### DATA EXTRACT
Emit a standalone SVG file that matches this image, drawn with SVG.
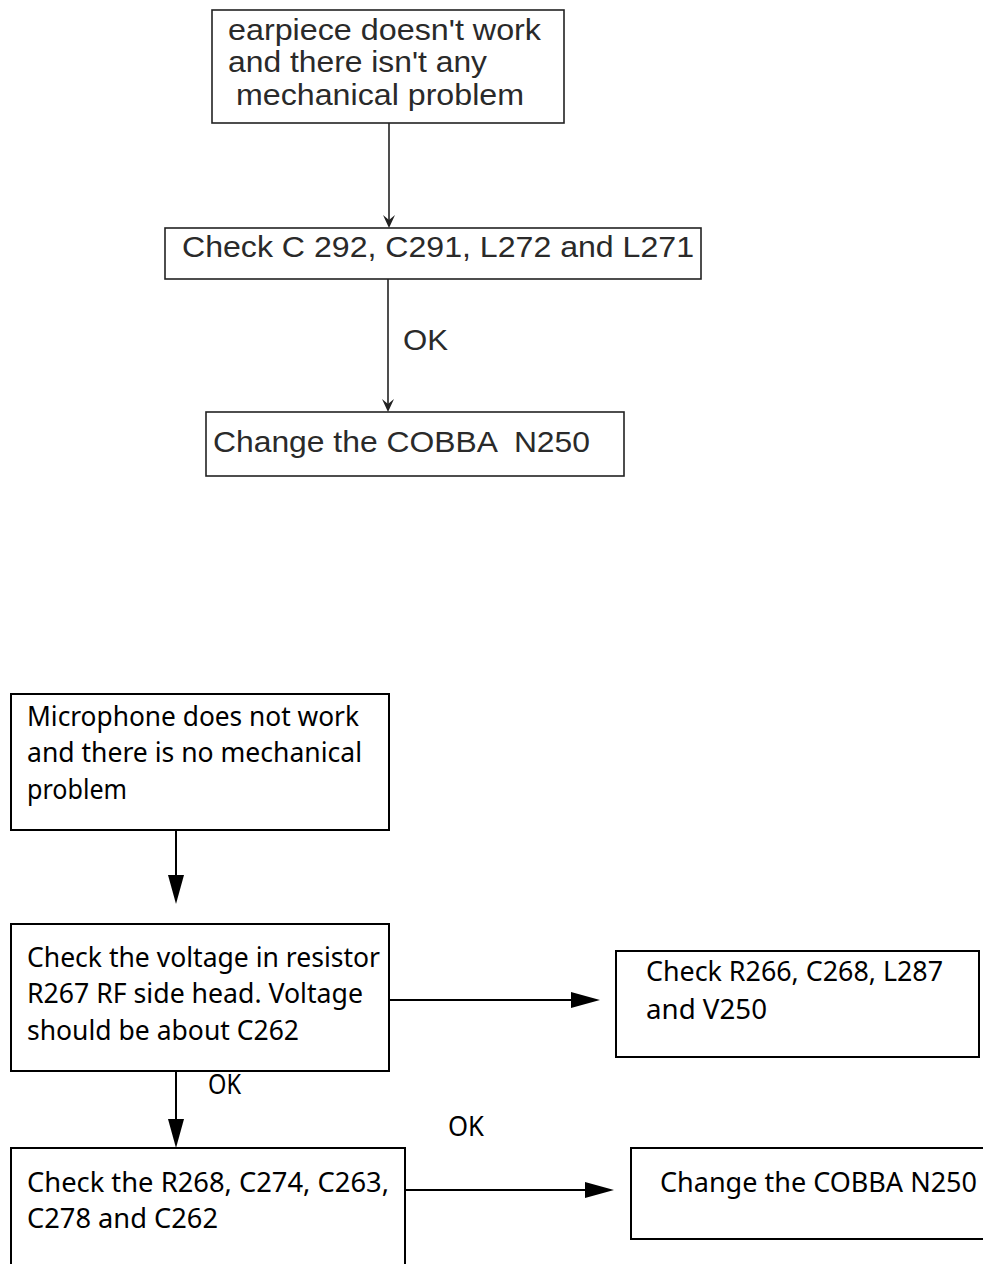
<svg xmlns="http://www.w3.org/2000/svg" width="983" height="1264" viewBox="0 0 983 1264">
<style>
.bx1{fill:#fff;stroke:#222;stroke-width:1.6}
.bx2{fill:#fff;stroke:#000;stroke-width:2}
.t1{font-family:"Liberation Sans",Arial,sans-serif;font-size:29px;fill:#2a2a2a}
.t2{font-family:"Noto Sans","Open Sans",sans-serif;font-size:27px;fill:#000}
.ln1{stroke:#222;stroke-width:1.6;fill:none}
.ln2{stroke:#000;stroke-width:2;fill:none}
</style>
<rect width="983" height="1264" fill="#fff"/>
<g id="n1">
<rect class="bx1" x="212" y="10" width="352" height="113"/>
<text class="t1" x="228" y="40" textLength="313" lengthAdjust="spacingAndGlyphs">earpiece doesn't work</text>
<text class="t1" x="228" y="72" textLength="259" lengthAdjust="spacingAndGlyphs">and there isn't any</text>
<text class="t1" x="236" y="105" textLength="288" lengthAdjust="spacingAndGlyphs">mechanical problem</text>
</g>
<g id="n2">
<rect class="bx1" x="165" y="228" width="536" height="51"/>
<text class="t1" x="182" y="257" textLength="512" lengthAdjust="spacingAndGlyphs">Check C 292, C291, L272 and L271</text>
</g>
<g id="n3">
<rect class="bx1" x="206" y="412" width="418" height="64"/>
<text class="t1" x="213" y="452" textLength="377" lengthAdjust="spacingAndGlyphs" xml:space="preserve">Change the COBBA  N250</text>
</g>
<g id="m1">
<rect class="bx2" x="11" y="694" width="378" height="136"/>
<text class="t2" x="27" y="726" textLength="332" lengthAdjust="spacingAndGlyphs">Microphone does not work</text>
<text class="t2" x="27" y="762" textLength="335" lengthAdjust="spacingAndGlyphs">and there is no mechanical</text>
<text class="t2" x="27" y="799" textLength="100" lengthAdjust="spacingAndGlyphs">problem</text>
</g>
<g id="m2">
<rect class="bx2" x="11" y="924" width="378" height="147"/>
<text class="t2" x="27" y="967" textLength="353" lengthAdjust="spacingAndGlyphs">Check the voltage in resistor</text>
<text class="t2" x="27" y="1003" textLength="336" lengthAdjust="spacingAndGlyphs">R267 RF side head. Voltage</text>
<text class="t2" x="27" y="1040" textLength="272" lengthAdjust="spacingAndGlyphs">should be about C262</text>
</g>
<g id="m3">
<rect class="bx2" x="616" y="951" width="363" height="106"/>
<text class="t2" x="646" y="981" textLength="297" lengthAdjust="spacingAndGlyphs">Check R266, C268, L287</text>
<text class="t2" x="646" y="1019" textLength="121" lengthAdjust="spacingAndGlyphs">and V250</text>
</g>
<g id="m4">
<rect class="bx2" x="11" y="1148" width="394" height="130"/>
<text class="t2" x="27" y="1192" textLength="362" lengthAdjust="spacingAndGlyphs">Check the R268, C274, C263,</text>
<text class="t2" x="27" y="1228" textLength="191" lengthAdjust="spacingAndGlyphs">C278 and C262</text>
</g>
<g id="m5">
<rect class="bx2" x="631" y="1148" width="360" height="91"/>
<text class="t2" x="660" y="1192" textLength="317" lengthAdjust="spacingAndGlyphs">Change the COBBA N250</text>
</g>
<g id="connectors">
<line class="ln1" x1="389" y1="123" x2="389" y2="226"/>
<polygon points="389,228 383,215 389,220 395,215" fill="#222"/>
<line class="ln1" x1="388" y1="279" x2="388" y2="410"/>
<polygon points="388,412 382,399 388,404 394,399" fill="#222"/>
<text class="t1" x="403" y="350" textLength="45" lengthAdjust="spacingAndGlyphs">OK</text>
<line class="ln2" x1="176" y1="830" x2="176" y2="880"/>
<polygon points="168,875 184,875 176,904"/>
<line class="ln2" x1="389" y1="1000" x2="575" y2="1000"/>
<polygon points="571,992 571,1008 600,1000"/>
<line class="ln2" x1="176" y1="1071" x2="176" y2="1124"/>
<polygon points="168,1119 184,1119 176,1148"/>
<text class="t2" x="208" y="1094" textLength="33" lengthAdjust="spacingAndGlyphs">OK</text>
<line class="ln2" x1="405" y1="1190" x2="590" y2="1190"/>
<polygon points="585,1182 585,1198 614,1190"/>
<text class="t2" x="448" y="1136" textLength="36" lengthAdjust="spacingAndGlyphs">OK</text>
</g>
</svg>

### OBJECTIVE
Return each line exactly as written. Any picture gets left out.

### SOLUTION TO THIS EXERCISE
Emit a standalone SVG file that matches this image, drawn with SVG.
<svg xmlns="http://www.w3.org/2000/svg" width="983" height="1264" viewBox="0 0 983 1264">
<style>
.bx1{fill:#fff;stroke:#222;stroke-width:1.6}
.bx2{fill:#fff;stroke:#000;stroke-width:2}
.t1{font-family:"Liberation Sans",Arial,sans-serif;font-size:29px;fill:#2a2a2a}
.t2{font-family:"Noto Sans","Open Sans",sans-serif;font-size:27px;fill:#000}
.ln1{stroke:#222;stroke-width:1.6;fill:none}
.ln2{stroke:#000;stroke-width:2;fill:none}
</style>
<rect width="983" height="1264" fill="#fff"/>
<g id="n1">
<rect class="bx1" x="212" y="10" width="352" height="113"/>
<text class="t1" x="228" y="40" textLength="313" lengthAdjust="spacingAndGlyphs">earpiece doesn't work</text>
<text class="t1" x="228" y="72" textLength="259" lengthAdjust="spacingAndGlyphs">and there isn't any</text>
<text class="t1" x="236" y="105" textLength="288" lengthAdjust="spacingAndGlyphs">mechanical problem</text>
</g>
<g id="n2">
<rect class="bx1" x="165" y="228" width="536" height="51"/>
<text class="t1" x="182" y="257" textLength="512" lengthAdjust="spacingAndGlyphs">Check C 292, C291, L272 and L271</text>
</g>
<g id="n3">
<rect class="bx1" x="206" y="412" width="418" height="64"/>
<text class="t1" x="213" y="452" textLength="377" lengthAdjust="spacingAndGlyphs" xml:space="preserve">Change the COBBA  N250</text>
</g>
<g id="m1">
<rect class="bx2" x="11" y="694" width="378" height="136"/>
<text class="t2" x="27" y="726" textLength="332" lengthAdjust="spacingAndGlyphs">Microphone does not work</text>
<text class="t2" x="27" y="762" textLength="335" lengthAdjust="spacingAndGlyphs">and there is no mechanical</text>
<text class="t2" x="27" y="799" textLength="100" lengthAdjust="spacingAndGlyphs">problem</text>
</g>
<g id="m2">
<rect class="bx2" x="11" y="924" width="378" height="147"/>
<text class="t2" x="27" y="967" textLength="353" lengthAdjust="spacingAndGlyphs">Check the voltage in resistor</text>
<text class="t2" x="27" y="1003" textLength="336" lengthAdjust="spacingAndGlyphs">R267 RF side head. Voltage</text>
<text class="t2" x="27" y="1040" textLength="272" lengthAdjust="spacingAndGlyphs">should be about C262</text>
</g>
<g id="m3">
<rect class="bx2" x="616" y="951" width="363" height="106"/>
<text class="t2" x="646" y="981" textLength="297" lengthAdjust="spacingAndGlyphs">Check R266, C268, L287</text>
<text class="t2" x="646" y="1019" textLength="121" lengthAdjust="spacingAndGlyphs">and V250</text>
</g>
<g id="m4">
<rect class="bx2" x="11" y="1148" width="394" height="130"/>
<text class="t2" x="27" y="1192" textLength="362" lengthAdjust="spacingAndGlyphs">Check the R268, C274, C263,</text>
<text class="t2" x="27" y="1228" textLength="191" lengthAdjust="spacingAndGlyphs">C278 and C262</text>
</g>
<g id="m5">
<rect class="bx2" x="631" y="1148" width="360" height="91"/>
<text class="t2" x="660" y="1192" textLength="317" lengthAdjust="spacingAndGlyphs">Change the COBBA N250</text>
</g>
<g id="connectors">
<line class="ln1" x1="389" y1="123" x2="389" y2="226"/>
<polygon points="389,228 383,215 389,220 395,215" fill="#222"/>
<line class="ln1" x1="388" y1="279" x2="388" y2="410"/>
<polygon points="388,412 382,399 388,404 394,399" fill="#222"/>
<text class="t1" x="403" y="350" textLength="45" lengthAdjust="spacingAndGlyphs">OK</text>
<line class="ln2" x1="176" y1="830" x2="176" y2="880"/>
<polygon points="168,875 184,875 176,904"/>
<line class="ln2" x1="389" y1="1000" x2="575" y2="1000"/>
<polygon points="571,992 571,1008 600,1000"/>
<line class="ln2" x1="176" y1="1071" x2="176" y2="1124"/>
<polygon points="168,1119 184,1119 176,1148"/>
<text class="t2" x="208" y="1094" textLength="33" lengthAdjust="spacingAndGlyphs">OK</text>
<line class="ln2" x1="405" y1="1190" x2="590" y2="1190"/>
<polygon points="585,1182 585,1198 614,1190"/>
<text class="t2" x="448" y="1136" textLength="36" lengthAdjust="spacingAndGlyphs">OK</text>
</g>
</svg>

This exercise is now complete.